Held on Hobart’s waterfront, this year’s programme opens with the parade of sail which will see hundreds of wooden boats and tall ships make their way up the River Derwent to the Festival in Sullivan’s Cove. Ashore, boatbuilding is at the heart of the event, with a Shipwright’s Village, Noisy Boatyard Workshops, the Quick N Dirty Boat Boat Building Challenge and the Australian National Maritime Museum Wooden Boat Symposium and Boat Builders of Australia display, plus many more activities on land and on the water, together with local food and drink, live music and entertainment.

© Australian Wooden Boat Festival – Photographer Ashlie Hill

The Blundstone Shipwright’s Village will showcase traditional boatbuilding skills and crafts, with demonstrations of steaming planks, manufacturing crayfish pots, rope work and forge work among others.

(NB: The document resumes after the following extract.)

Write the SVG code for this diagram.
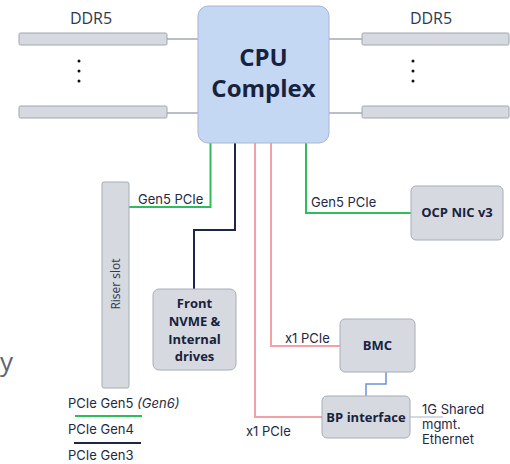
<svg xmlns="http://www.w3.org/2000/svg" width="510" height="464" viewBox="0 0 510 464">
<style>
.bar{fill:#d6d9df;stroke:#9ea6b3;stroke-width:1}
.node{fill:#d6d9df;stroke:#a6adb9;stroke-width:1}
.lbl{font-family:"Inter","Liberation Sans",sans-serif;font-size:13px;fill:#1f2a44}
.nt{font-family:"Open Sans","Noto Sans",sans-serif;font-weight:bold;font-size:13px;fill:#18223d;text-anchor:middle}
.ddr{font-family:"Open Sans","Noto Sans",sans-serif;font-size:16px;fill:#2e3852;text-anchor:middle}
.gr{stroke:#2fbd5c;stroke-width:2;fill:none}
.nv{stroke:#1c2747;stroke-width:2;fill:none}
.pk{stroke:#f3a0a8;stroke-width:2;fill:none}
.thin{stroke:#a3abb8;stroke-width:1.5;fill:none}
</style>
<rect width="510" height="464" fill="#ffffff"/>
<g id="connectors">
<path class="thin" d="M167 39H198M167 113H198M329 39H362M329 113H362"/>
<path class="gr" d="M210.5 143V207H129"/>
<path class="nv" d="M235 143V230H194V289"/>
<path class="pk" d="M255 143V417H322"/>
<path class="pk" d="M271 143V346H340"/>
<path class="gr" d="M306 143V213H411"/>
<path d="M386 372V384H366V396" stroke="#6a93d8" stroke-width="1.5" fill="none"/>
<path d="M410 417H443" stroke="#c8ccd3" stroke-width="1.5" fill="none"/>
</g>
<g id="ddr-left">
<text class="ddr" x="91" y="24">DDR5</text>
<rect class="bar" x="19" y="33" width="148" height="12" rx="1.5"/>
<rect class="bar" x="19" y="106" width="148" height="12" rx="1.5"/>
<circle cx="79" cy="61" r="1.5" fill="#111"/><circle cx="79" cy="71" r="1.5" fill="#111"/><circle cx="79" cy="81" r="1.5" fill="#111"/>
</g>
<g id="ddr-right">
<text class="ddr" x="431" y="24">DDR5</text>
<rect class="bar" x="362" y="33" width="147" height="12" rx="1.5"/>
<rect class="bar" x="362" y="106" width="147" height="12" rx="1.5"/>
<circle cx="413" cy="61" r="1.5" fill="#111"/><circle cx="413" cy="71" r="1.5" fill="#111"/><circle cx="413" cy="81" r="1.5" fill="#111"/>
</g>
<g id="cpu">
<rect x="198" y="6" width="131" height="137" rx="10" fill="#c4d7f3" stroke="#a7b6d2" stroke-width="1"/>
<text class="nt" x="263.5" y="66" style="font-size:24px">CPU</text>
<text class="nt" x="263.5" y="97" style="font-size:24px">Complex</text>
</g>
<g id="riser">
<rect class="node" x="102" y="182" width="27" height="206" rx="2"/>
<text transform="translate(120 284) rotate(-90)" text-anchor="middle" style="font-family:'Open Sans','Noto Sans',sans-serif;font-size:12px;fill:#2e3852">Riser slot</text>
</g>
<g id="front">
<rect class="node" x="153" y="289" width="83" height="81" rx="6"/>
<text class="nt" x="194.5" y="308">Front</text>
<text class="nt" x="194.5" y="326">NVME &amp;</text>
<text class="nt" x="194.5" y="344">Internal</text>
<text class="nt" x="194.5" y="361">drives</text>
</g>
<g id="ocp">
<rect class="node" x="411" y="186" width="92" height="54" rx="5"/>
<text class="nt" x="457" y="217">OCP NIC v3</text>
</g>
<g id="bmc">
<rect class="node" x="340" y="319" width="75" height="53" rx="5"/>
<text class="nt" x="377.5" y="350">BMC</text>
</g>
<g id="bp">
<rect class="node" x="322" y="396" width="88" height="42" rx="5"/>
<text class="nt" x="366" y="422">BP interface</text>
</g>
<g id="labels">
<text class="lbl" x="138" y="204">Gen5 PCIe</text>
<text class="lbl" x="311" y="207">Gen5 PCIe</text>
<text class="lbl" x="285" y="343">x1 PCIe</text>
<text class="lbl" x="246" y="436">x1 PCIe</text>
<text class="lbl" x="422" y="414">1G Shared</text>
<text class="lbl" x="422" y="429">mgmt.</text>
<text class="lbl" x="422" y="444">Ethernet</text>
<text x="0" y="371" style="font-family:'Open Sans','Noto Sans',sans-serif;font-size:26px;fill:#5f6570">y</text>
</g>
<g id="legend">
<text class="lbl" x="68" y="408">PCIe Gen5 <tspan font-style="italic">(Gen6)</tspan></text>
<line x1="75" y1="416" x2="142" y2="416" class="gr"/>
<text class="lbl" x="68" y="434">PCIe Gen4</text>
<line x1="74" y1="443" x2="141" y2="443" class="nv"/>
<text class="lbl" x="68" y="460">PCIe Gen3</text>
</g>
</svg>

© Australian Wooden Boat Festival – Photographer Rob Oates

A mix of multiple-day, full day and short Noisy Boatyard workshops will take place before and during the festival, in conjunction with the Shipwright’s Village, with participants working closely with skilled craftspeople and using specialist hand tools to produce unique maritime objects. 

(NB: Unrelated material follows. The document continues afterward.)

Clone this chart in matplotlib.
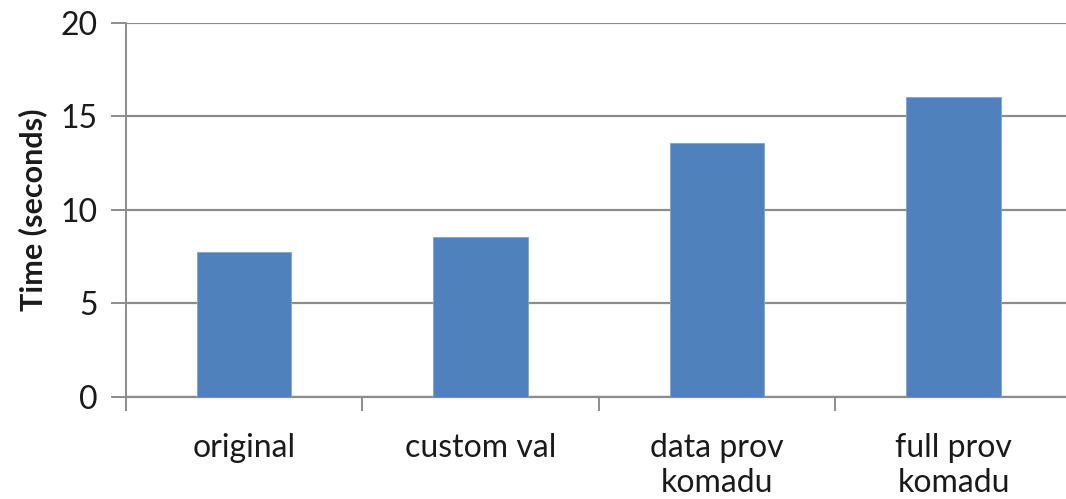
import matplotlib
matplotlib.use("Agg")
import matplotlib.pyplot as plt
import numpy as np

categories = ["original", "custom val", "data prov\nkomadu", "full prov\nkomadu"]
times = [7.73, 8.53, 13.55, 16.05]
y_ticks = [0, 5, 10, 15, 20]

plt.rcParams["font.family"] = ["Lato", "DejaVu Sans"]

W, H = 1066, 499
fig = plt.figure(figsize=(W / 100, H / 100), dpi=100)
left, right = 125.75, 1071.75
bottom, top = 397, 22.7
ax = fig.add_axes([left / W, 1 - bottom / H, (right - left) / W, (bottom - top) / H])

grid_c = "#8c8c8c"
text_c = "#1a1a1a"
x = np.arange(len(categories))
ax.bar(x, times, width=0.4, color="#4F81BD", edgecolor="#7fa3d0", linewidth=0.6, zorder=3)

ax.set_xlim(-0.5, len(categories) - 0.5)
ax.set_ylim(0, 20)
ax.set_yticks(y_ticks)
ax.yaxis.grid(True, color=grid_c, linewidth=1.6, zorder=0)
ax.set_axisbelow(True)

for s in ["top", "right"]:
    ax.spines[s].set_visible(False)
ax.spines["left"].set_color(grid_c)
ax.spines["left"].set_linewidth(1.4)
ax.spines["bottom"].set_color(grid_c)
ax.spines["bottom"].set_linewidth(1.6)

ax.set_xticks(x)
ax.set_xticklabels(categories, fontsize=23, color=text_c, linespacing=1.2)
ax.set_xticks(np.arange(-0.5, len(categories) + 0.5, 1), minor=True)
ax.tick_params(axis="x", which="major", length=0, pad=26)
ax.tick_params(axis="x", which="minor", length=10, width=1.4, color=grid_c, direction="out")
ax.tick_params(axis="y", length=11, width=1.4, color=grid_c, direction="out",
               labelsize=23, labelcolor=text_c, pad=9)

ax.set_ylabel("Time (seconds)", fontsize=22, fontweight="bold", color=text_c, labelpad=10)

fig.savefig("out.png", dpi=100)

© Australian Wooden Boat Festival – Photographer Rachael Green

Also in the Shipwright’s Village, The Wooden Boat Centre, based on the banks of the Huon River in Franklin, will present a program of boatbuilding demonstrations and activities; giving festival-goers the chance to meet and talk to working shipwrights and students, with boats under restoration, new builds, craft demonstrations and tool talks. 

© Australian Wooden Boat Festival – Photographer Pam Parks

Meanwhile, the down at Constitution Dock, the Clennett’s Mitre 10 Quick & Dirty Boat Building Challenge will see student teams construct a boat on site during the festival to race under propulsion of sail and paddle/oar on the last day, Monday 13th February at 2.30pm. This is one of the most popular events during the Festival weekend – complete with flour and water bombs and a huge crowd of spectators!